Uno trabajando, incansable, dentro de la cocina; el otro correteando por el salón tomando y despachando órdenes, Róger Vásquez y Bennett Miranda fueron, durante muchísimo tiempo, dos pilares trascendentales de la tradición culinaria del centro de San José; una que sobrevive, a duras penas, entre rótulos de comida chatarra y plazas comerciales.
El destino se encargó de que compartieran su último día de trabajo, a salón lleno durante la hora pico –o sea, la hora de almuerzo–. Lo hicieron aferrados, hasta el final, a la idea de que la comida puede ser un proceso íntimo, artesanal y delicado; poco importa que las posibilidades parezcan estar en su contra.
El chef
A don Róger Vásquez le sobran las sonrisas, entonces no escatima en ofrecerlas. Recién comenzando su último día de trabajo en el restaurante, luego de 30 años de servicio, no permitió que la nostalgia ni el pánico se apoderaron de él y, para contrarrestar, hizo lo que mejor le sale: sonreir. Hay que corregir: las sonrisas son su segunda especialidad. La primera es la pasta del chef, acompañada con una salsa de mariscos y langosta.

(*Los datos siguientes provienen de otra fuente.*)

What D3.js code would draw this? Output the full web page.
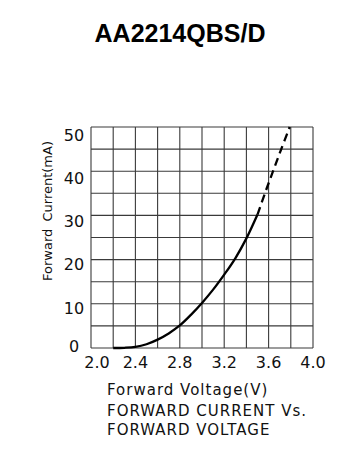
<!DOCTYPE html>
<html><head><meta charset="utf-8">
<script src="https://cdn.jsdelivr.net/npm/d3@7"></script>
<style>html,body{margin:0;padding:0;background:#fff;}svg{display:block;}</style>
</head><body>
<script>
const title = "AA2214QBS/D";
const xLabel = "Forward Voltage(V)";
const yLabel = "Forward Current(mA)";
const captionLines = ["FORWARD CURRENT Vs.", "FORWARD VOLTAGE"];
const xTicks = [2.0, 2.4, 2.8, 3.2, 3.6, 4.0];
const yTicks = [0, 10, 20, 30, 40, 50];
const xGrid = [2.0,2.2,2.4,2.6,2.8,3.0,3.2,3.4,3.6,3.8,4.0];
const yGrid = [0,5,10,15,20,25,30,35,40,45,50];
const solidV = [2.2, 2.3, 2.4, 2.5, 2.6, 2.7, 2.8, 2.9, 3.0, 3.1, 3.2, 3.3, 3.4, 3.5];
const solidI = [0, 0.05, 0.25, 0.85, 1.9, 3.3, 5.1, 7.5, 10.2, 13.2, 16.6, 20.3, 24.8, 30.2];
const dashV = [3.5, 3.567, 3.64, 3.714, 3.79];
const dashI = [30.2, 35, 40, 45, 50];

const W = 356, H = 457;
const svg = d3.select("body").append("svg").attr("width", W).attr("height", H);
const x = d3.scaleLinear().domain([2, 4]).range([91, 313]);
const y = d3.scaleLinear().domain([0, 50]).range([348, 127]);
const font = "DejaVu Sans, sans-serif";

svg.append("text").attr("x", 180).attr("y", 42).attr("text-anchor", "middle")
  .attr("font-family", "Liberation Sans, Arial, sans-serif").attr("font-weight", "bold")
  .attr("font-size", 25).text(title);

const g = svg.append("g");
g.selectAll("line.vg").data(xGrid).join("line").attr("class","vg")
  .attr("x1", d => x(d)).attr("x2", d => x(d)).attr("y1", y(0)).attr("y2", y(50))
  .attr("stroke", "#3a3a3a").attr("stroke-width", 1.1);
g.selectAll("line.hg").data(yGrid).join("line").attr("class","hg")
  .attr("y1", d => y(d)).attr("y2", d => y(d)).attr("x1", x(2)).attr("x2", x(4))
  .attr("stroke", "#3a3a3a").attr("stroke-width", 1.1);

// tick labels
svg.selectAll("text.xt").data(xTicks).join("text").attr("class","xt")
  .attr("x", d => x(d)).attr("dx", (d, i) => i === 0 ? 6 : 0).attr("y", 368)
  .attr("text-anchor", "middle")
  .attr("font-family", font).attr("font-size", 16).attr("fill", "#111")
  .text(d => d.toFixed(1));
svg.selectAll("text.yt").data(yTicks).join("text").attr("class","yt")
  .attr("x", 74).attr("y", d => y(d)).attr("dy", d => d === 0 ? 4 : 9 + d * 0.09)
  .attr("text-anchor", "middle")
  .attr("font-family", font).attr("font-size", 16).attr("fill", "#111")
  .text(d => d);

// curve
const line = d3.line().x(d => x(d[0])).y(d => y(d[1])).curve(d3.curveCatmullRom.alpha(0.5));
svg.append("path").datum(solidV.map((v, i) => [v, solidI[i]]))
  .attr("d", line).attr("fill", "none").attr("stroke", "#000").attr("stroke-width", 2.3);
svg.append("path").datum(dashV.map((v, i) => [v, dashI[i]]))
  .attr("d", line).attr("fill", "none").attr("stroke", "#000").attr("stroke-width", 2.3)
  .attr("stroke-dasharray", "8,5");

// axis titles
svg.append("text").attr("transform", "translate(52,211) rotate(-90)")
  .attr("text-anchor", "middle").attr("font-family", font).attr("font-size", 13)
  .attr("word-spacing", 3).attr("fill", "#111").text(yLabel);
svg.append("text").attr("x", 107).attr("y", 395)
  .attr("font-family", font).attr("font-size", 15).attr("letter-spacing", 1)
  .attr("fill", "#111").text(xLabel);
svg.selectAll("text.cap").data(captionLines).join("text").attr("class","cap")
  .attr("x", 107).attr("y", (d, i) => 416 + i * 18.5)
  .attr("font-family", font).attr("font-size", 15).attr("letter-spacing", 1)
  .attr("fill", "#111").text(d => d);
</script>
</body></html>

Parte de un clan de nueve hermanos, a don Róger su madre lo educó, desde temprano, al calor de la estufa. Desde muy joven, primero en el hogar y luego en distintas sodas y restaurantes, la vida de don Róger ha estado ligada, siempre, a la cocina.

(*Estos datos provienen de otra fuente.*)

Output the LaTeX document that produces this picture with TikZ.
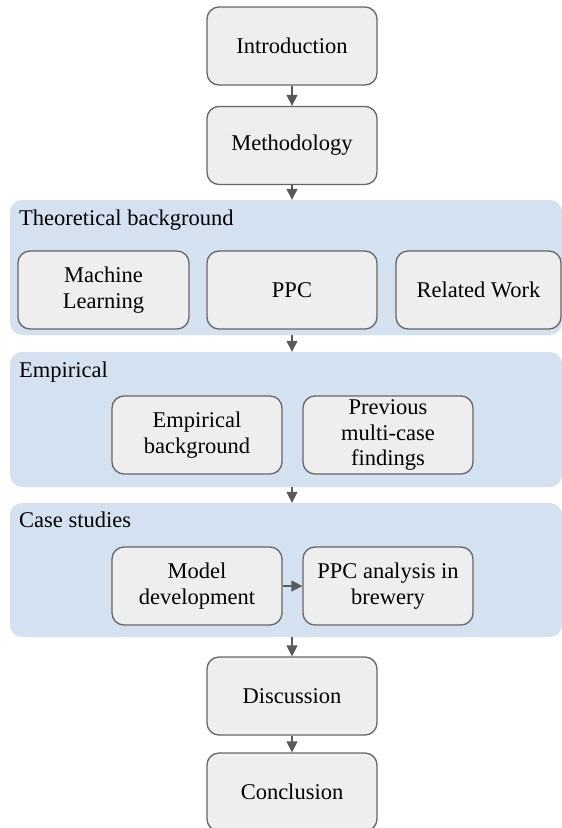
\documentclass[tikz,border=0pt]{standalone}
\usepackage{fontspec}
\setmainfont{Liberation Serif}
\usetikzlibrary{arrows.meta}
\definecolor{panelblue}{HTML}{D4E1F1}
\definecolor{boxfill}{HTML}{EEEEEE}
\definecolor{boxline}{HTML}{666666}
\definecolor{arrowgray}{HTML}{595959}
\begin{document}
\begin{tikzpicture}[x=1pt,y=-1pt,
  stepbox/.style={draw=boxline,line width=1.3pt,fill=boxfill,rounded corners=12pt,
    minimum width=170pt,minimum height=78pt,inner sep=0pt,align=center,
    font=\fontsize{22.5}{25.5}\selectfont},
  panel/.style={fill=panelblue,rounded corners=12pt,inner sep=0pt},
  paneltitle/.style={anchor=base west,inner sep=0pt,font=\fontsize{22.5}{25.5}\selectfont},
  arr/.style={draw=arrowgray,line width=1.4pt,-{Triangle[width=11pt,length=11pt]},arrowgray}]
\useasboundingbox (0,0) rectangle (562,828);
\clip (0,0) rectangle (562,828);

% section panels
\node[panel,minimum width=552pt,minimum height=135pt] (theo) at (286,267.5) {};
\node[panel,minimum width=552pt,minimum height=135pt] (emp)  at (286,419.5) {};
\node[panel,minimum width=552pt,minimum height=134pt] (case) at (286,570) {};
\node[paneltitle] (theot) at (19,225) {Theoretical background};
\node[paneltitle] (empt)  at (19,377) {Empirical};
\node[paneltitle] (caset) at (19,527) {Case studies};

% main chapters
\node[stepbox] (intro)  at (292,46)    {Introduction};
\node[stepbox] (method) at (292,145.5) {Methodology};
\node[stepbox] (disc)   at (292,696)   {Discussion};
\node[stepbox] (concl)  at (292,792)   {Conclusion};

% theoretical background
\node[stepbox,minimum width=171pt] (ml) at (103.5,290) {Machine\\Learning};
\node[stepbox] (ppc) at (292,290) {PPC};
\node[stepbox,minimum width=165pt] (rw) at (478.5,290) {Related Work};

% empirical part
\node[stepbox] (eb)   at (197,435) {Empirical\\background};
\node[stepbox] (prev) at (388,435) {Previous\\multi-case\\findings};

% case studies
\node[stepbox] (model) at (197,586) {Model\\development};
\node[stepbox] (ppca)  at (388,586) {PPC analysis in\\brewery};

% flow
\draw[arr] (intro) -- (method);
\draw[arr] (method) -- (method |- theo.north);
\draw[arr] (theo.south -| ppc) -- (emp.north -| ppc);
\draw[arr] (emp.south -| ppc) -- (case.north -| ppc);
\draw[arr] (case.south -| disc) -- (disc);
\draw[arr] (disc) -- (concl);
\draw[arr] (model) -- (ppca);
\end{tikzpicture}
\end{document}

Tras recorrer algunos años en distintos restaurantes del centro de San José –algunos todavía vivos; otros, ya extintos–, don Róger aterrizó en el Balcón de Europa, cuando este se ubicaba en la Avenida Central, frente al Hotel Balmoral. Estuvo ahí cuando, hace 25 años, el restaurante se mudó a la vuelta de la cuadra. Estuvo ahí hasta el último momento, cuando las puertas del Balcón se cerraron para siempre.
“Conocí a mucha gente. Clientes que han venido durante 50 años”, me confesó, sin dejar de sonreír. “A todos ellos les serví comida. Me llevo muchos recuerdos bonitos de todas esas personas”, dijo antes de volver a la cocina que, por décadas, lo acogió.
Asegura que es ahora, al final de su carrera en el icónico restaurante, que toma consciencia de su importancia en la historia de San José. “Es complicado que la gente prefiera tomarse dos horas para una comida en lugar de un combo de comida rápida. Pero no por ello deja uno de intentarlo”, cuenta Vásquez.
El mesero
Bennett Miranda entró al restaurante como una bala: veloz, silencioso, agitado. En 11 años nunca le había sucedido, entonces escogió su último día de trabajo para vivir la pesadilla de cualquier empleado de servicio: llegar tarde. “En toda mi carrera”, me dijo luego, refiriéndose a los 27 años de su vida que ha pasado trabajando en restaurantes, “nunca me había pasado esto: me quedé dormido”.
Tras despertarse temprano para alistar a su hija, se recostó a descansar antes de comenzar su jornada. Los párpados le traicionaron y arribó al Balcón de Europa a las 12:30, media hora más tarde de lo previsto. Para ese momento, ya las mesas estaban llenas y las administradoras del restaurante hacían lo propio por mantener a la clientela apropiadamente servida. Pero el mesero del Balcón era solo uno y la misma concurrencia lo sabe.
—¿Hoy es el último día? No puede ser —le preguntó una mujer sentada en la primera mesa que atendió aquella tarde.
—Ni me diga, que tengo un nudo en la garganta —contestó Miranda, mientras le servía una copa de tinto chileno.
Ese nudo que pesa lo que pesan sobre sus hombros diez años tomando órdenes, cargando platos calientes, recomendando vinos; más de una década de recuerdos que, en media entrevista, aguan sus ojos. Bennett es un hombre feliz, o al menos transmite esa sensación, no importa si es durante la caótica hora de almuerzo en el restaurante o más tarde, cuando el sol comienza a bajar y las mesas quedan, de nuevo, vacías en uno de los establecimientos más añejos que tuvo, hasta hace poco, San José.
La suya ha sido una vida de tenedores y cubiertos desde siempre, desde antes estar vivo. Su padre fue, durante 54 años, el mesero del propio Balcón de Europa. Cuando se retiró le ofreció su trabajo a su hijo, quien lo aceptó sin pensarlo. “Papá quiso independizarse, abrir su propio negocio, pero nunca se marchó por amor al restaurante”, me confesó. De lo malo, lo bueno: el cierre del restaurante es el impulso que Bennett necesitaba para intentar él lo que su padre nunca pudo. Miranda administrará un negocio en Tibás, algo que le permitirá, dice, expresar su creatividad.
No que esto disminuya, de forma alguna, su nostalgia por su antiguo trabajo. “¿Qué significa el Balcón de Europa para usted?”, le pregunté. Con los ojos como cascadas, me respondió: “Todo”.